··· Dataset records
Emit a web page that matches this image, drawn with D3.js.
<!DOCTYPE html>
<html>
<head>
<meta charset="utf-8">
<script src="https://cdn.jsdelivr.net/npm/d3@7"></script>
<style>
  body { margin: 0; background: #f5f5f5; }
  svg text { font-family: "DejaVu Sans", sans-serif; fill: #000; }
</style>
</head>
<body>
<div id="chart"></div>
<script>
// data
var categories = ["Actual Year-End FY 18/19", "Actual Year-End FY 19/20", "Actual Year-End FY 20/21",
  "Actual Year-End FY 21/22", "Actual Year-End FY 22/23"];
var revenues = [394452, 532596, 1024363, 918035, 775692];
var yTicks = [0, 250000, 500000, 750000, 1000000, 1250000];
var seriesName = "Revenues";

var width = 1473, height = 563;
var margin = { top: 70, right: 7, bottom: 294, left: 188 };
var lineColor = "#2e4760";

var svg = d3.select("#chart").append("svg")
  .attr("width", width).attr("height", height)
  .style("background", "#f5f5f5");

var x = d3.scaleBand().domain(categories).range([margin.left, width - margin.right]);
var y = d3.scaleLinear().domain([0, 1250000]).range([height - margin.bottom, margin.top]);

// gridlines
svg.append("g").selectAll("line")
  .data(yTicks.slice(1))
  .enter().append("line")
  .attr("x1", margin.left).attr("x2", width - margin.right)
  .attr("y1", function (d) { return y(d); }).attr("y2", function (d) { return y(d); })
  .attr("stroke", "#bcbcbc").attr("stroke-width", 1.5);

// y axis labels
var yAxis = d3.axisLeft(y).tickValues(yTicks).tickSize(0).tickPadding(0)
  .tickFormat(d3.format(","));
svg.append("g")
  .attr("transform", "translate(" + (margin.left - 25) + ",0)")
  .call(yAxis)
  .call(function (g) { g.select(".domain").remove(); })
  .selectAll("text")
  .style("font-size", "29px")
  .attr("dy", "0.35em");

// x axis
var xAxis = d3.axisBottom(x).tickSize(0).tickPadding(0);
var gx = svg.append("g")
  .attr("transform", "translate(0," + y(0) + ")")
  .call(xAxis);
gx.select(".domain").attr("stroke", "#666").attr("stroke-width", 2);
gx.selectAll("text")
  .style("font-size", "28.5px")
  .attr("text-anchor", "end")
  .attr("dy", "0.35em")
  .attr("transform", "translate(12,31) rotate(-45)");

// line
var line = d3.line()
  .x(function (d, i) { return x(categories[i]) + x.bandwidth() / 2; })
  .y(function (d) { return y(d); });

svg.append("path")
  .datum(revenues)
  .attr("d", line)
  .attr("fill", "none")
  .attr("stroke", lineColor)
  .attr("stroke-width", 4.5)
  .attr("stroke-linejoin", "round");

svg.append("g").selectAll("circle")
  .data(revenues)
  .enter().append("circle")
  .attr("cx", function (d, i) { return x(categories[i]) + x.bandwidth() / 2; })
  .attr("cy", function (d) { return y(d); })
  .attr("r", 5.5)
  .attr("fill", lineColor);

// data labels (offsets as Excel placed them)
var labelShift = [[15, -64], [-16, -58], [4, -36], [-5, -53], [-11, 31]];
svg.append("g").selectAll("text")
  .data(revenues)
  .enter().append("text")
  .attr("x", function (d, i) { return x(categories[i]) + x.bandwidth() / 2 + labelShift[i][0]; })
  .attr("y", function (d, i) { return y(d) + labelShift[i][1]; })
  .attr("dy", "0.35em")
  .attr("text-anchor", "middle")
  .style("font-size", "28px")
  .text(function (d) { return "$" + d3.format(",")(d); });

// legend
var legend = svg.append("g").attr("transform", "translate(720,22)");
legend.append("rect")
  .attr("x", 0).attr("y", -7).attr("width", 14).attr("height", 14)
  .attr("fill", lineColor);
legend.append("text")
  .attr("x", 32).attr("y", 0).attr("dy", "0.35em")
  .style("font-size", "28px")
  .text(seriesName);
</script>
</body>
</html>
······
··· Dataset records
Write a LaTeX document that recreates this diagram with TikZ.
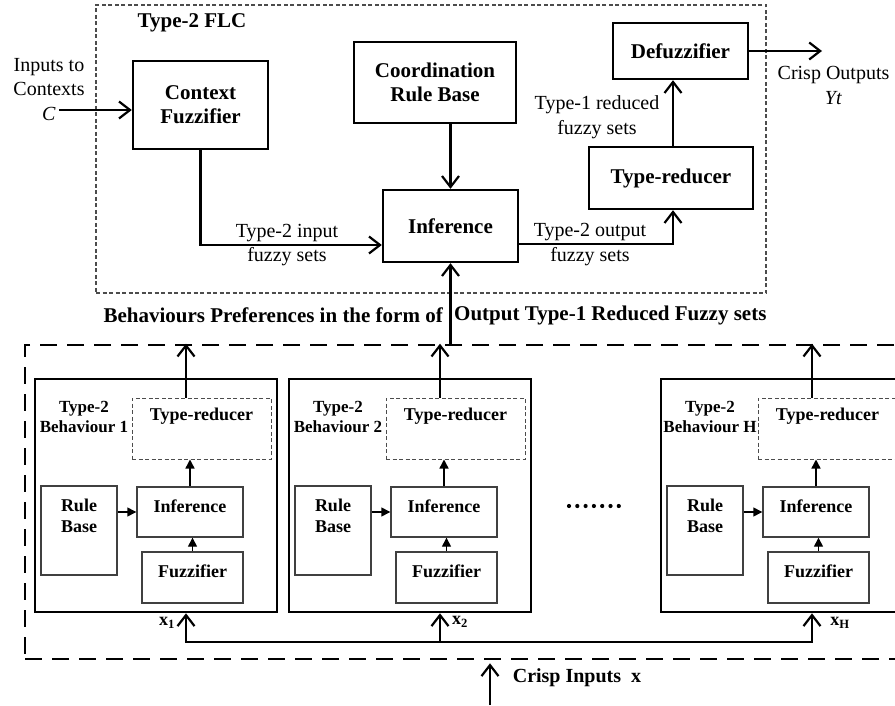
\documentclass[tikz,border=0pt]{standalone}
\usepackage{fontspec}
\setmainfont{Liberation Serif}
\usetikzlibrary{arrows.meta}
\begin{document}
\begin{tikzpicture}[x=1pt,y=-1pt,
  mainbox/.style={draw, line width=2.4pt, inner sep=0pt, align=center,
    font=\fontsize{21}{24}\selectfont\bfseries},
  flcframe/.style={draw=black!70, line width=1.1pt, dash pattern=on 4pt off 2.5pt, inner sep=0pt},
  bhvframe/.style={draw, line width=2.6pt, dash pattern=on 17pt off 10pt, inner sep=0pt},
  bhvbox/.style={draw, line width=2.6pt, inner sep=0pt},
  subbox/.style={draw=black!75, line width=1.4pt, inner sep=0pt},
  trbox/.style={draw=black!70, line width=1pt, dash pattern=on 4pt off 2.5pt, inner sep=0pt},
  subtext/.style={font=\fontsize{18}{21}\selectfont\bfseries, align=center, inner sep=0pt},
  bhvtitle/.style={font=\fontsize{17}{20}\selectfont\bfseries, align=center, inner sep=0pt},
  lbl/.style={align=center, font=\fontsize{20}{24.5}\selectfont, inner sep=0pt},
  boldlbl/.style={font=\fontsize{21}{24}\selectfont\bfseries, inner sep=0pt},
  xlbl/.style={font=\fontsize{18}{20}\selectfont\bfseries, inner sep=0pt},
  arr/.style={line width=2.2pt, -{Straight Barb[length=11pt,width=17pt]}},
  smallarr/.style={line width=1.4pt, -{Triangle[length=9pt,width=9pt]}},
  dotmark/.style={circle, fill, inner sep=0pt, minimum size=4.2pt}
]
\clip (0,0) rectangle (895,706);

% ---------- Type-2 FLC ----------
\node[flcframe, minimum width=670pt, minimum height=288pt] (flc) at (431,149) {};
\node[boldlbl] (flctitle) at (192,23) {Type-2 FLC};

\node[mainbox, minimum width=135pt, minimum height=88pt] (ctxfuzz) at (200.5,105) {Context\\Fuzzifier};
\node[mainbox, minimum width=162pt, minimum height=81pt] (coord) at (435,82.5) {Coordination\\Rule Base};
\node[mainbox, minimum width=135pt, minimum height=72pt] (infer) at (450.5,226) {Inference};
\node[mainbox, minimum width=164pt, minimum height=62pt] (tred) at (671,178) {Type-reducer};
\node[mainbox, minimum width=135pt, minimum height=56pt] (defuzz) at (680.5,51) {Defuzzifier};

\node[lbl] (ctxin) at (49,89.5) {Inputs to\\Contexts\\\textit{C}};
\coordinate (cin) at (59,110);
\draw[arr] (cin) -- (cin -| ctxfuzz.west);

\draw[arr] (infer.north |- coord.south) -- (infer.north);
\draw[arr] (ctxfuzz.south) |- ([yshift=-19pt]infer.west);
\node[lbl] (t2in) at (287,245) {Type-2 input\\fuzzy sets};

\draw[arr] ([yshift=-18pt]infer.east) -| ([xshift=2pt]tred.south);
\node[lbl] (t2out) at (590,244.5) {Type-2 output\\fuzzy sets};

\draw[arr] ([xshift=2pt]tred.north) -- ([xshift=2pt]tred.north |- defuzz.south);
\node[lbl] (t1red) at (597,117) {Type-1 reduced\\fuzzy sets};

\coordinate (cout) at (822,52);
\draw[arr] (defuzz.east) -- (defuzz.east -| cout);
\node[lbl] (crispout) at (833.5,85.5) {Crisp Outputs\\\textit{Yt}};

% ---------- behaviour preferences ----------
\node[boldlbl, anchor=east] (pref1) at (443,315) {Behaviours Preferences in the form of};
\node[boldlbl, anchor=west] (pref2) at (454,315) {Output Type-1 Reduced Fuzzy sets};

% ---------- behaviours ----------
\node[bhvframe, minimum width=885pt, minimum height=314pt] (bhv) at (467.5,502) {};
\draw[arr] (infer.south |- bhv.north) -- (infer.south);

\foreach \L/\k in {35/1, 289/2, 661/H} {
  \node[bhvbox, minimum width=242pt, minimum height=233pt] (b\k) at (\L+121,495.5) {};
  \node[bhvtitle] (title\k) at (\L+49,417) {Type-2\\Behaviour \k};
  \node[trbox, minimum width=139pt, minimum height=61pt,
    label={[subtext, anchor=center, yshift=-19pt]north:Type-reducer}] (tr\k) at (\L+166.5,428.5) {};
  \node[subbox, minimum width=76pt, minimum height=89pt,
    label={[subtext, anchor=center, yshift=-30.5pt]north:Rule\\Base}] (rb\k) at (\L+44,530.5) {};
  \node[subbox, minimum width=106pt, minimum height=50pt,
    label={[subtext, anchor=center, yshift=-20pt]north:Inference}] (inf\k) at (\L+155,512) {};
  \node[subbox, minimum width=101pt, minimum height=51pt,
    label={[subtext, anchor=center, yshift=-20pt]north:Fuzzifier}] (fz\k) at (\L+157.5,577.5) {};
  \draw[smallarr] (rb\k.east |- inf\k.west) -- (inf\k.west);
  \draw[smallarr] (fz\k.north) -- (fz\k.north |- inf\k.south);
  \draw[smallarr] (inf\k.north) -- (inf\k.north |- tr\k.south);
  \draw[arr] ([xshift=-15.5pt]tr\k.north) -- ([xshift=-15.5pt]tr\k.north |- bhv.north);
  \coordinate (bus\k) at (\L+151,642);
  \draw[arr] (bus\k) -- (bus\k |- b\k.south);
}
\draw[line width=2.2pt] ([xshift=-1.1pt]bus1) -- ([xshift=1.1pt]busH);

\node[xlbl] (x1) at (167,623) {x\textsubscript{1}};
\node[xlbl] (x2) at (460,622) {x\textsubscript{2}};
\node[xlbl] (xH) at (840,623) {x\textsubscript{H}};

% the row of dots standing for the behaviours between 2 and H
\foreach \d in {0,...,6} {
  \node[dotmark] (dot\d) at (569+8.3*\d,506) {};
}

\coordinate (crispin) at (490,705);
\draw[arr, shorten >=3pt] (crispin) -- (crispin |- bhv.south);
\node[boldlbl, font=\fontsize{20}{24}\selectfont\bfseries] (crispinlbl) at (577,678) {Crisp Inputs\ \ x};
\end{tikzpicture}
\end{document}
······
Select, from the listing, all lines that include the word "with".

Emit a web page that matches this image, drawn with D3.js.
Write a LaTeX document that recreates this diagram with TikZ.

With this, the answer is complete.